→ **THE PROBLEM**: Please retype the data in full and exactly; the pictures are not part of the copy.

* START DATA LINES *

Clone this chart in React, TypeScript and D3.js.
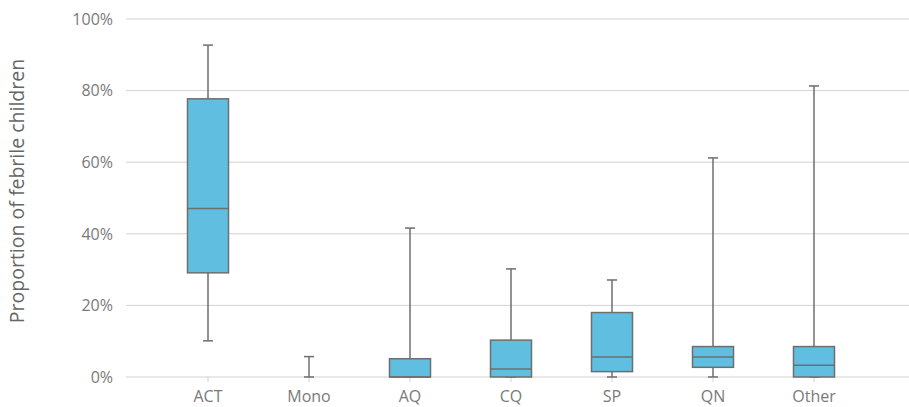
import React from "react";
import * as d3 from "d3";

const categories = ["ACT", "Mono", "AQ", "CQ", "SP", "QN", "Other"];
const whiskerLow = [0.101, 0, 0, 0, 0, 0, 0];
const quartile1 = [0.291, 0, 0, 0, 0.015, 0.027, 0];
const medians = [0.471, 0, 0, 0.022, 0.056, 0.056, 0.033];
const quartile3 = [0.777, 0, 0.051, 0.103, 0.18, 0.085, 0.085];
const whiskerHigh = [0.927, 0.057, 0.416, 0.302, 0.271, 0.612, 0.813];
const yTicks = [0, 0.2, 0.4, 0.6, 0.8, 1.0];

const W = 909;
const H = 407;
const plotLeft = 126;
const plotRight = 909;
const plotTop = 19;
const plotBottom = 377;

const FONT = "'Open Sans', Lato, sans-serif";
const TEXT = "#7a7a7a";
const GRID = "#d2d2d2";
const STROKE = "#6e6e6e";
const FILL = "#60bfe0";

export default function App() {
  const x = d3
    .scalePoint<string>()
    .domain(categories)
    .range([plotLeft + 82, plotRight - 95]);
  const y = d3.scaleLinear().domain([0, 1]).range([plotBottom, plotTop]);
  const boxW = 41;
  const capW = 10;
  const fmt = d3.format(".0%");

  return (
    <svg
      width={W}
      height={H}
      style={{ position: "absolute", left: 0, top: 0, background: "#fff" }}
    >
      {yTicks.map((t) => (
        <g key={t}>
          <line
            x1={plotLeft}
            x2={plotRight}
            y1={y(t)}
            y2={y(t)}
            stroke={GRID}
            strokeWidth={1}
          />
          <text
            x={113}
            y={y(t)}
            dy="0.36em"
            textAnchor="end"
            fontFamily={FONT}
            fontWeight={400}
            fontSize={16}
            fill={TEXT}
          >
            {fmt(t)}
          </text>
        </g>
      ))}
      {categories.map((c) => (
        <g key={c}>
          <line
            x1={x(c)}
            x2={x(c)}
            y1={plotBottom}
            y2={plotBottom + 5}
            stroke={GRID}
          />
          <text
            x={x(c)}
            y={402}
            textAnchor="middle"
            fontFamily={FONT}
            fontWeight={400}
            fontSize={16}
            fill={TEXT}
          >
            {c}
          </text>
        </g>
      ))}
      <text
        transform={`translate(24, 191) rotate(-90)`}
        textAnchor="middle"
        fontFamily={FONT}
        fontWeight={400}
        fontSize={19.5}
        fill="#666"
      >
        Proportion of febrile children
      </text>
      {categories.map((c, i) => {
        const cx = x(c) as number;
        const hasBox = quartile3[i] > quartile1[i];
        return (
          <g key={"b" + c} stroke={STROKE} strokeWidth={1.5}>
            <line x1={cx} x2={cx} y1={y(whiskerHigh[i])} y2={y(quartile3[i])} />
            <line x1={cx} x2={cx} y1={y(quartile1[i])} y2={y(whiskerLow[i])} />
            <line
              x1={cx - capW / 2}
              x2={cx + capW / 2}
              y1={y(whiskerHigh[i])}
              y2={y(whiskerHigh[i])}
            />
            <line
              x1={cx - capW / 2}
              x2={cx + capW / 2}
              y1={y(whiskerLow[i])}
              y2={y(whiskerLow[i])}
            />
            {hasBox && (
              <>
                <rect
                  x={cx - boxW / 2}
                  y={y(quartile3[i])}
                  width={boxW}
                  height={y(quartile1[i]) - y(quartile3[i])}
                  fill={FILL}
                />
                <line
                  x1={cx - boxW / 2}
                  x2={cx + boxW / 2}
                  y1={y(medians[i])}
                  y2={y(medians[i])}
                />
              </>
            )}
          </g>
        );
      })}
    </svg>
  );
}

* END DATA LINES *

→ **SOLVED PROBLEM**:
Clone this chart in React, TypeScript and D3.js.
import React from "react";
import * as d3 from "d3";

const categories = ["ACT", "Mono", "AQ", "CQ", "SP", "QN", "Other"];
const whiskerLow = [0.101, 0, 0, 0, 0, 0, 0];
const quartile1 = [0.291, 0, 0, 0, 0.015, 0.027, 0];
const medians = [0.471, 0, 0, 0.022, 0.056, 0.056, 0.033];
const quartile3 = [0.777, 0, 0.051, 0.103, 0.18, 0.085, 0.085];
const whiskerHigh = [0.927, 0.057, 0.416, 0.302, 0.271, 0.612, 0.813];
const yTicks = [0, 0.2, 0.4, 0.6, 0.8, 1.0];

const W = 909;
const H = 407;
const plotLeft = 126;
const plotRight = 909;
const plotTop = 19;
const plotBottom = 377;

const FONT = "'Open Sans', Lato, sans-serif";
const TEXT = "#7a7a7a";
const GRID = "#d2d2d2";
const STROKE = "#6e6e6e";
const FILL = "#60bfe0";

export default function App() {
  const x = d3
    .scalePoint<string>()
    .domain(categories)
    .range([plotLeft + 82, plotRight - 95]);
  const y = d3.scaleLinear().domain([0, 1]).range([plotBottom, plotTop]);
  const boxW = 41;
  const capW = 10;
  const fmt = d3.format(".0%");

  return (
    <svg
      width={W}
      height={H}
      style={{ position: "absolute", left: 0, top: 0, background: "#fff" }}
    >
      {yTicks.map((t) => (
        <g key={t}>
          <line
            x1={plotLeft}
            x2={plotRight}
            y1={y(t)}
            y2={y(t)}
            stroke={GRID}
            strokeWidth={1}
          />
          <text
            x={113}
            y={y(t)}
            dy="0.36em"
            textAnchor="end"
            fontFamily={FONT}
            fontWeight={400}
            fontSize={16}
            fill={TEXT}
          >
            {fmt(t)}
          </text>
        </g>
      ))}
      {categories.map((c) => (
        <g key={c}>
          <line
            x1={x(c)}
            x2={x(c)}
            y1={plotBottom}
            y2={plotBottom + 5}
            stroke={GRID}
          />
          <text
            x={x(c)}
            y={402}
            textAnchor="middle"
            fontFamily={FONT}
            fontWeight={400}
            fontSize={16}
            fill={TEXT}
          >
            {c}
          </text>
        </g>
      ))}
      <text
        transform={`translate(24, 191) rotate(-90)`}
        textAnchor="middle"
        fontFamily={FONT}
        fontWeight={400}
        fontSize={19.5}
        fill="#666"
      >
        Proportion of febrile children
      </text>
      {categories.map((c, i) => {
        const cx = x(c) as number;
        const hasBox = quartile3[i] > quartile1[i];
        return (
          <g key={"b" + c} stroke={STROKE} strokeWidth={1.5}>
            <line x1={cx} x2={cx} y1={y(whiskerHigh[i])} y2={y(quartile3[i])} />
            <line x1={cx} x2={cx} y1={y(quartile1[i])} y2={y(whiskerLow[i])} />
            <line
              x1={cx - capW / 2}
              x2={cx + capW / 2}
              y1={y(whiskerHigh[i])}
              y2={y(whiskerHigh[i])}
            />
            <line
              x1={cx - capW / 2}
              x2={cx + capW / 2}
              y1={y(whiskerLow[i])}
              y2={y(whiskerLow[i])}
            />
            {hasBox && (
              <>
                <rect
                  x={cx - boxW / 2}
                  y={y(quartile3[i])}
                  width={boxW}
                  height={y(quartile1[i]) - y(quartile3[i])}
                  fill={FILL}
                />
                <line
                  x1={cx - boxW / 2}
                  x2={cx + boxW / 2}
                  y1={y(medians[i])}
                  y2={y(medians[i])}
                />
              </>
            )}
          </g>
        );
      })}
    </svg>
  );
}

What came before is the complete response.